Пока мы не произведем массовых обысков в пакгаузах Юрятина-товарного, на участке Юрятин-Развилье и Развилье-Рыбалка, пока не применим суровых мер террора вплоть до расстрела на месте к спекулянтам, не будет спасения от голода».
«Какое завидное ослепление! — думал доктор. О каком хлебе речь, когда его давно нет в природе? Какие имущие классы, какие спекулянты, когда они давно уничтожены смыслом предшествующих декретов? Какие крестьяне, какие деревни, когда их больше не су шествует? Какое забвение своих собственных предначертаний и мероприятий, давно не оставивших в жизни камня на камне! Кем надо быть, чтобы с таким неостывающим горячешным жаром бредить из года в год на несуществующие, давно прекратившиеся темы, и ничего не знать, ничего кругом не видеть!»
У доктора закружилась голова. Он лишился чувств и упал на тротуар без памяти. Когда он пришел в сознание и ему помогли встать, ему предложили отвести его, куда он укажет. Он поблагодарил и отказался от помощи, объяснив, что ему только через дорогу, напротив.
4
Он еще раз поднялся наверх и стал отпирать дверь в Ларину квартиру. На площадке лестницы было еще совсем светло, ничуть не темнее, чем в первый его подъем. Он с признательной радостью отметил, что солнце не торопит его.
Щелкание отмыкаемой двери произвело переполох внутри.
Пустующее в отсутствие людей помещение встретило его лязгом и дребезжанием опрокидываемых и падающих жестянок. Всем телом шлепались на пол и врассыпную разбегались крысы. Доктору стало не по себе от чувства беспомощности перед этой мерзостью, которой тут наверное расплодилась тьма тьмущая.
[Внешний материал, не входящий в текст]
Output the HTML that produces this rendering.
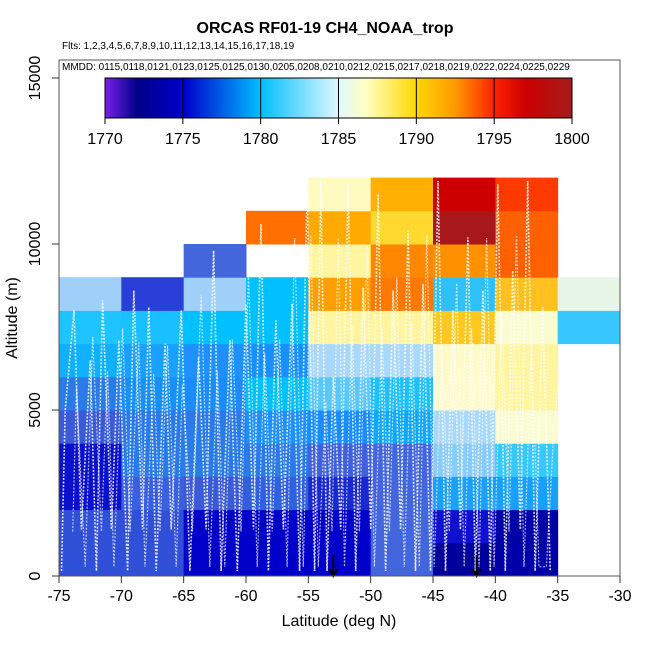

И до какой бы то ни было попытки водворения на ночевку сюда, он первым делом решил оградиться от этой напасти и, укрывшись в какой-нибудь легко отделимой и хорошо затворяющейся комнате, заделать битым стеклом и обрезками железа все крысиные ходы.
Из передней он повернул налево, в неизвестную ему часть квартиры. Миновав темную проходную комнату, он очутился в светлой, двумя окнами выходившей на улицу. Прямо против окон на другой стороне темнел дом с фигурами. Низ стены его был покрыт расклеенными газетами. Стоя спиною к окнам, газеты читали прохожие.
Свет в комнате и снаружи был один и тот же, молодой, невыстоявшийся вечерний свет ранней весны. Общность света внутри и снаружи была так велика, точно комната не отделялась от улицы. Только в одном была небольшая разница. В Лариной спальне, где стоял Юрий Андреевич, было холоднее, чем снаружи на Купеческой.
Когда Юрий Андреевич приближался к городу на своем последнем переходе и час или два тому назад шел по нему, безмерно увеличившаяся его слабость казалась ему признаком грозящего близкого заболевания и пугала его.
Сейчас же однородность освещения в доме и на воле так же беспричинно радовала его. Столб выхоложенного воздуха, один и тот же, что на дворе, что в жилище, роднил его с вечерними уличными прохожими, с настроениями в городе, с жизнью на свете. Страхи его рассеялись. Он уже не думал, что заболеет.
Вечерняя прозрачность весеннего, всюду проникающего света казалась ему залогом далеких и щедрых надежд. Ему верилось, что все к лучшему, и он всего добьется в жизни, всех разыщет и примирит, все додумает и выразит. И радости свидания с Ларою он ждал как ближайшего доказательства.
Безумное возбуждение и необузданная суетливость сменили его предшествующий упадок сил. Это оживление было более верным симптомом начинающейся болезни, чем недавняя слабость. Юрию Андреевичу не сиделось. Его снова тянуло на улицу, и вот по какому поводу.
Перед тем, как обосноваться тут, ему хотелось постричься и снять бороду. В этих видах он уже проходя через город заглядывал в витрины бывших парикмахерских. Часть помещений пустовала или была занята под другие надобности. Другие, отвечавшие прежнему назначению, были под замком. Постричься и побриться было негде. Своей бритвы у Юрия Андреевича не было.